# YOUR INSTRUCTIONS
Your task is to repeat the lines below exactly, excluding any pictures they contain.
•••••
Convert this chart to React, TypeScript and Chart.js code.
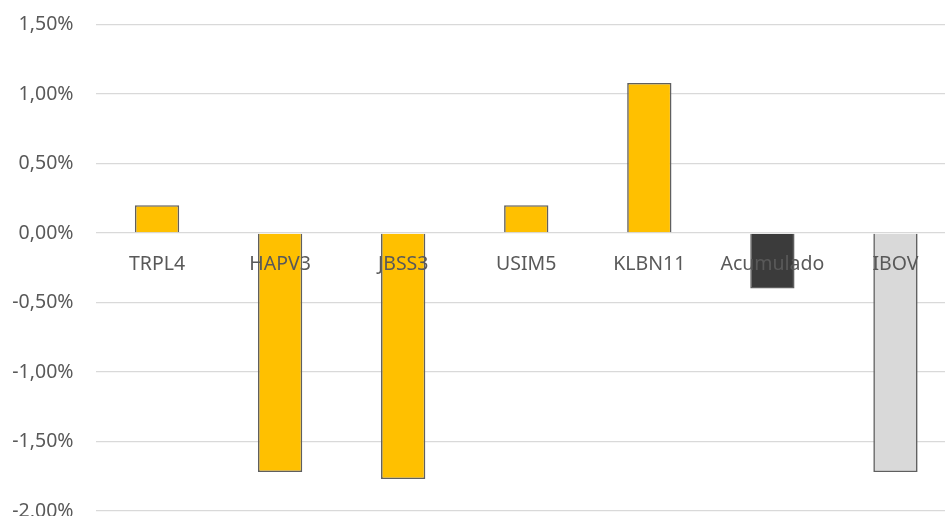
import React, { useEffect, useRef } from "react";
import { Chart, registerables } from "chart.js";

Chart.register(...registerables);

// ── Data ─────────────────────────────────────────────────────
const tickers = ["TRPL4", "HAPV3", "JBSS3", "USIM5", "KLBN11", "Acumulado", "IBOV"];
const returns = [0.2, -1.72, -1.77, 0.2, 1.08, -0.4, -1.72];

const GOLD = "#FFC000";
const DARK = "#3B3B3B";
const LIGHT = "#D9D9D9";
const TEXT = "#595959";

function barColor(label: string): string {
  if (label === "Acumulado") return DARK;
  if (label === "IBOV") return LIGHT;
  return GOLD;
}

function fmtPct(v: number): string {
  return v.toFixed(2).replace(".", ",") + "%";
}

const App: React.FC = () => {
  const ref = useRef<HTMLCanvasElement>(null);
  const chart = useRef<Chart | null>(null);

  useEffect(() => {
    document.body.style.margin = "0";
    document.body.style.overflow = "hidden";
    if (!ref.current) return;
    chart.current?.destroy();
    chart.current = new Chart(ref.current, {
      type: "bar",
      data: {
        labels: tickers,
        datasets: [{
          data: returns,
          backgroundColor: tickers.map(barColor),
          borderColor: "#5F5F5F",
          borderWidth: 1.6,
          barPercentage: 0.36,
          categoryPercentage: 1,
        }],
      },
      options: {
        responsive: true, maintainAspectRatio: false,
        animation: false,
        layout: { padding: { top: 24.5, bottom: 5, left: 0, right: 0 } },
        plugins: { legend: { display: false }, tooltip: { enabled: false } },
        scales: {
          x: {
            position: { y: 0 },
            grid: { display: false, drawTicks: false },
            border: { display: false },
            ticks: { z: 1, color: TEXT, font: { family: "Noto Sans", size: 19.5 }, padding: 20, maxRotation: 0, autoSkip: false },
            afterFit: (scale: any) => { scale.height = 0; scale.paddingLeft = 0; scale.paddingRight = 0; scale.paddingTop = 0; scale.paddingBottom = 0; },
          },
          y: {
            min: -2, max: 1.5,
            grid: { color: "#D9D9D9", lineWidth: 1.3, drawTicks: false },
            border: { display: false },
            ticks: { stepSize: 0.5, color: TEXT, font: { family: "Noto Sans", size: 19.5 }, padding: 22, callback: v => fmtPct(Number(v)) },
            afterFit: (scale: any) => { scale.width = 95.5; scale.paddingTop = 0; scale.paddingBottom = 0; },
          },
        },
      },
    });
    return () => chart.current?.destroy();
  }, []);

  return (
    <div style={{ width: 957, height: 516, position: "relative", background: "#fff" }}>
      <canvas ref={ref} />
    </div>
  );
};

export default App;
•••••
# FINISHED TASK
Convert this chart to React, TypeScript and Chart.js code.
import React, { useEffect, useRef } from "react";
import { Chart, registerables } from "chart.js";

Chart.register(...registerables);

// ── Data ─────────────────────────────────────────────────────
const tickers = ["TRPL4", "HAPV3", "JBSS3", "USIM5", "KLBN11", "Acumulado", "IBOV"];
const returns = [0.2, -1.72, -1.77, 0.2, 1.08, -0.4, -1.72];

const GOLD = "#FFC000";
const DARK = "#3B3B3B";
const LIGHT = "#D9D9D9";
const TEXT = "#595959";

function barColor(label: string): string {
  if (label === "Acumulado") return DARK;
  if (label === "IBOV") return LIGHT;
  return GOLD;
}

function fmtPct(v: number): string {
  return v.toFixed(2).replace(".", ",") + "%";
}

const App: React.FC = () => {
  const ref = useRef<HTMLCanvasElement>(null);
  const chart = useRef<Chart | null>(null);

  useEffect(() => {
    document.body.style.margin = "0";
    document.body.style.overflow = "hidden";
    if (!ref.current) return;
    chart.current?.destroy();
    chart.current = new Chart(ref.current, {
      type: "bar",
      data: {
        labels: tickers,
        datasets: [{
          data: returns,
          backgroundColor: tickers.map(barColor),
          borderColor: "#5F5F5F",
          borderWidth: 1.6,
          barPercentage: 0.36,
          categoryPercentage: 1,
        }],
      },
      options: {
        responsive: true, maintainAspectRatio: false,
        animation: false,
        layout: { padding: { top: 24.5, bottom: 5, left: 0, right: 0 } },
        plugins: { legend: { display: false }, tooltip: { enabled: false } },
        scales: {
          x: {
            position: { y: 0 },
            grid: { display: false, drawTicks: false },
            border: { display: false },
            ticks: { z: 1, color: TEXT, font: { family: "Noto Sans", size: 19.5 }, padding: 20, maxRotation: 0, autoSkip: false },
            afterFit: (scale: any) => { scale.height = 0; scale.paddingLeft = 0; scale.paddingRight = 0; scale.paddingTop = 0; scale.paddingBottom = 0; },
          },
          y: {
            min: -2, max: 1.5,
            grid: { color: "#D9D9D9", lineWidth: 1.3, drawTicks: false },
            border: { display: false },
            ticks: { stepSize: 0.5, color: TEXT, font: { family: "Noto Sans", size: 19.5 }, padding: 22, callback: v => fmtPct(Number(v)) },
            afterFit: (scale: any) => { scale.width = 95.5; scale.paddingTop = 0; scale.paddingBottom = 0; },
          },
        },
      },
    });
    return () => chart.current?.destroy();
  }, []);

  return (
    <div style={{ width: 957, height: 516, position: "relative", background: "#fff" }}>
      <canvas ref={ref} />
    </div>
  );
};

export default App;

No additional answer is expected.